Uddat al-Dawla Abu Taghlib Fadl Allah al-Ghadanfar al-Hamdani, daha yaygın olarak basitçe Ebu Tağlib olarak bilinir, Cezire'nin çoğunu kapsayan Musul Emirliği'nin üçüncü Hamdânî hükümdarıydı.

Ebu 'l-Ma'ali Şerif, daha çok onursal unvanı Sa'düd Devle, Suriye'nin kuzeyinin çoğunu kapsayan Halep Hamdânî Emirliği'nin ikinci hükümdarıydı. Emirliğin kurucusu Seyfü'd Devle'nin oğlu olan bu kişi, genç yaşta tahta çıktı ve Bizans İmparatoru II. Nikiforos'un iki yıl içinde ülkesinin batı kısımlarını fethederek Halep'i bir haraçgüzar devlete dönüştürdüğü büyük bir saldırının ortasındaydı. 977 yılına kadar çok sayıda isyan ve firarla karşılaşan Sa'd, babasının veziri Karkuya'nın elinde bulunan kendi başkentine bile giremedi.
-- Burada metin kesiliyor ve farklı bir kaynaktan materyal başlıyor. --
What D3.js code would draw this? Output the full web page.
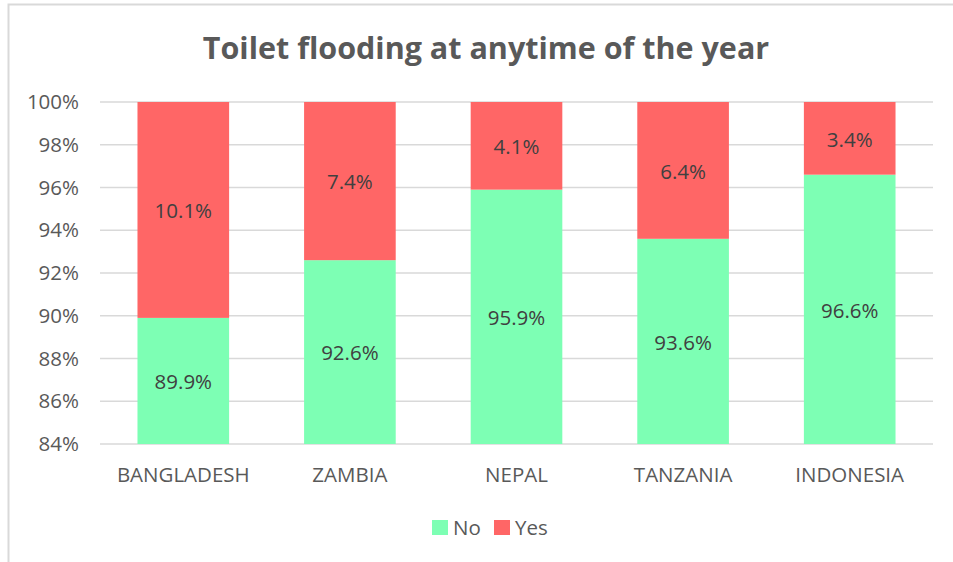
<!DOCTYPE html>
<html>
<head>
<meta charset="utf-8">
<script src="https://cdn.jsdelivr.net/npm/d3@7"></script>
<style>
  html, body { margin: 0; padding: 0; background: #ffffff; }
  svg { display: block; font-family: "Open Sans", sans-serif; }
</style>
</head>
<body>
<svg id="chart" width="953" height="562"></svg>
<script>
// Share of toilets that flood at any time of the year, by country
const countries = ["BANGLADESH", "ZAMBIA", "NEPAL", "TANZANIA", "INDONESIA"];
const noValues = [89.9, 92.6, 95.9, 93.6, 96.6];
const yesValues = [10.1, 7.4, 4.1, 6.4, 3.4];
const seriesNames = ["No", "Yes"];
const yTicks = [84, 86, 88, 90, 92, 94, 96, 98, 100];

const colors = { No: "#7dffb4", Yes: "#ff6666" };
const textColor = "#595959";
const fontFamily = "'Open Sans', sans-serif";
const labelSize = 20.5;

const svg = d3.select("#chart");

// chart frame
svg.append("path")
  .attr("d", "M8.5,562 L8.5,4.5 L953,4.5")
  .attr("fill", "none")
  .attr("stroke", "#d9d9d9")
  .attr("stroke-width", 2);

const x = d3.scaleBand().domain(countries).range([100, 933]).paddingInner(0.45).paddingOuter(0.225);
const y = d3.scaleLinear().domain([84, 100]).range([444, 102]);

// title
svg.append("text")
  .attr("x", 486).attr("y", 59)
  .attr("text-anchor", "middle")
  .attr("font-size", 30.5).attr("font-weight", "bold")
  .attr("fill", textColor)
  .text("Toilet flooding at anytime of the year");

// gridlines
svg.append("g")
  .selectAll("line").data(yTicks).join("line")
  .attr("x1", 100).attr("x2", 933)
  .attr("y1", d => y(d)).attr("y2", d => y(d))
  .attr("stroke", "#d9d9d9").attr("stroke-width", 1.5);

// y axis labels
const yAxis = d3.axisLeft(y).tickValues(yTicks).tickFormat(d => d + "%").tickSize(0).tickPadding(0);
const gy = svg.append("g").attr("transform", "translate(79,0)").call(yAxis);
gy.select(".domain").remove();
gy.selectAll("text").attr("font-size", labelSize).attr("fill", textColor).attr("font-family", fontFamily);

// x axis labels
const xAxis = d3.axisBottom(x).tickSize(0).tickPadding(0);
const gx = svg.append("g").attr("transform", "translate(0,467)").call(xAxis);
gx.select(".domain").remove();
gx.selectAll("text").attr("font-size", labelSize).attr("fill", textColor).attr("font-family", fontFamily);

// stacked bars
const rows = countries.map((c, i) => ({ country: c, No: noValues[i], Yes: yesValues[i] }));
const stack = d3.stack().keys(seriesNames);
const layers = stack(rows);

const barG = svg.append("g");
layers.forEach(layer => {
  const key = layer.key;
  barG.append("g").selectAll("rect").data(layer).join("rect")
    .attr("x", d => x(d.data.country))
    .attr("width", x.bandwidth())
    .attr("y", d => y(Math.min(d[1], 100)))
    .attr("height", d => y(Math.max(d[0], 84)) - y(Math.min(d[1], 100)))
    .attr("fill", colors[key]);

  barG.append("g").selectAll("text").data(layer).join("text")
    .attr("x", d => x(d.data.country) + x.bandwidth() / 2)
    .attr("y", d => (y(Math.max(d[0], 84)) + y(Math.min(d[1], 100))) / 2 + 1)
    .attr("dy", "0.35em")
    .attr("text-anchor", "middle")
    .attr("font-size", labelSize)
    .attr("fill", "#404040")
    .text(d => d.data[key].toFixed(1) + "%");
});

// legend
const legend = svg.append("g").attr("transform", "translate(432,520)");
const legendItems = legend.selectAll("g").data(seriesNames).join("g")
  .attr("transform", (d, i) => `translate(${i * 62},0)`);
legendItems.append("rect").attr("width", 16).attr("height", 15).attr("fill", d => colors[d]);
legendItems.append("text").attr("x", 21).attr("y", 8).attr("dy", "0.35em")
  .attr("font-size", labelSize).attr("fill", textColor).text(d => d);
</script>
</body>
</html>
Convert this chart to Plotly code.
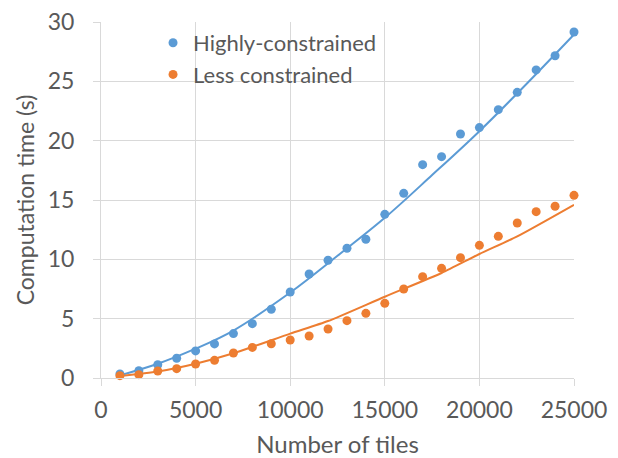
import plotly.graph_objects as go

tiles = [1000, 2000, 3000, 4000, 5000, 6000, 7000, 8000, 9000, 10000, 11000, 12000, 13000,
         14000, 15000, 16000, 17000, 18000, 19000, 20000, 21000, 22000, 23000, 24000, 25000]
highly = [0.34, 0.62, 1.12, 1.66, 2.28, 2.87, 3.74, 4.58, 5.79, 7.25, 8.76, 9.92, 10.93,
          11.69, 13.79, 15.56, 17.98, 18.65, 20.56, 21.10, 22.61, 24.07, 25.96, 27.16, 29.16]
less = [0.20, 0.28, 0.59, 0.79, 1.18, 1.49, 2.11, 2.58, 2.89, 3.20, 3.54, 4.13, 4.83,
        5.45, 6.29, 7.50, 8.54, 9.24, 10.14, 11.18, 11.94, 13.06, 14.02, 14.47, 15.39]

trend_x_h = [1000, 3000, 5000, 7000, 10000, 12500, 15000, 17500, 20000, 22500, 25000]
trend_h = [0.22, 1.2, 2.47, 4.0, 7.2, 10.3, 13.5, 17.1, 20.8, 24.8, 28.95]
trend_x_l = [1000, 3000, 5000, 7000, 10000, 12000, 15000, 18000, 20000, 22000, 25000]
trend_l = [0.17, 0.55, 1.2, 2.08, 3.74, 4.8, 6.85, 8.85, 10.45, 11.94, 14.6]

x_ticks = [0, 5000, 10000, 15000, 20000, 25000]
y_ticks = [0, 5, 10, 15, 20, 25, 30]

BLUE = "#5B9BD5"
ORANGE = "#ED7D31"
GRID = "#D9D9D9"
TXT = "#595959"
FONT = "Lato"

fig = go.Figure()
fig.add_trace(go.Scatter(x=trend_x_h, y=trend_h, mode="lines", line=dict(color=BLUE, width=2, shape="spline"),
                         showlegend=False, hoverinfo="skip"))
fig.add_trace(go.Scatter(x=trend_x_l, y=trend_l, mode="lines", line=dict(color=ORANGE, width=2, shape="spline", smoothing=0.6),
                         showlegend=False, hoverinfo="skip"))
fig.add_trace(go.Scatter(x=tiles, y=highly, mode="markers", name="Highly-constrained",
                         marker=dict(color=BLUE, size=9), cliponaxis=False))
fig.add_trace(go.Scatter(x=tiles, y=less, mode="markers", name="Less constrained",
                         marker=dict(color=ORANGE, size=9), cliponaxis=False))

fig.update_layout(
    width=610, height=450,
    margin=dict(l=93, r=44, t=14, b=80),
    paper_bgcolor="white", plot_bgcolor="white",
    font=dict(family=FONT, size=22, color=TXT),
    legend=dict(x=0.11, y=1.0, xanchor="left", yanchor="top", bgcolor="rgba(0,0,0,0)",
                font=dict(family=FONT, size=22, color=TXT), itemwidth=30, tracegroupgap=0),
    xaxis=dict(range=[0, 25000], tickvals=x_ticks, ticktext=[str(v) for v in x_ticks],
               showgrid=True, gridcolor=GRID, gridwidth=1, zeroline=False,
               showline=True, linecolor=GRID, linewidth=1, automargin=False,
               ticks="outside", ticklen=7, tickcolor=GRID, ticklabelstandoff=4,
               ticklabeloverflow="allow",
               title=dict(text="Number of tiles", standoff=16, font=dict(size=24)),
               tickfont=dict(size=23)),
    yaxis=dict(range=[0, 30], tickvals=y_ticks, ticktext=[str(v) for v in y_ticks],
               automargin=False, ticklabeloverflow="allow",
               showgrid=True, gridcolor=GRID, gridwidth=1, zeroline=False,
               showline=True, linecolor=GRID, linewidth=1,
               ticks="outside", ticklen=7, tickcolor=GRID, ticklabelstandoff=14,
               title=dict(text="Computation time (s)", standoff=6, font=dict(size=23)),
               tickfont=dict(size=23)),
)
fig.write_html("out.html")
Büveyhîler ile yakın ilişkiler sürdürerek Cezire'nin bazı bölgelerinde otoritesini yeniden kurmayı başardı; ancak yönetimi, Mısır'daki Fâtımîler tarafından desteklenen valisi Bakcur'un isyanıyla kısa sürede tehdit altına girdi. Sa'd ise Bizans, Büveyhiler ve Fâtımîler arasındaki bağlılığında dalgalanmalar yaşamaya devam etse de, giderek daha fazla Bizans yardımına güvenmeye başladı.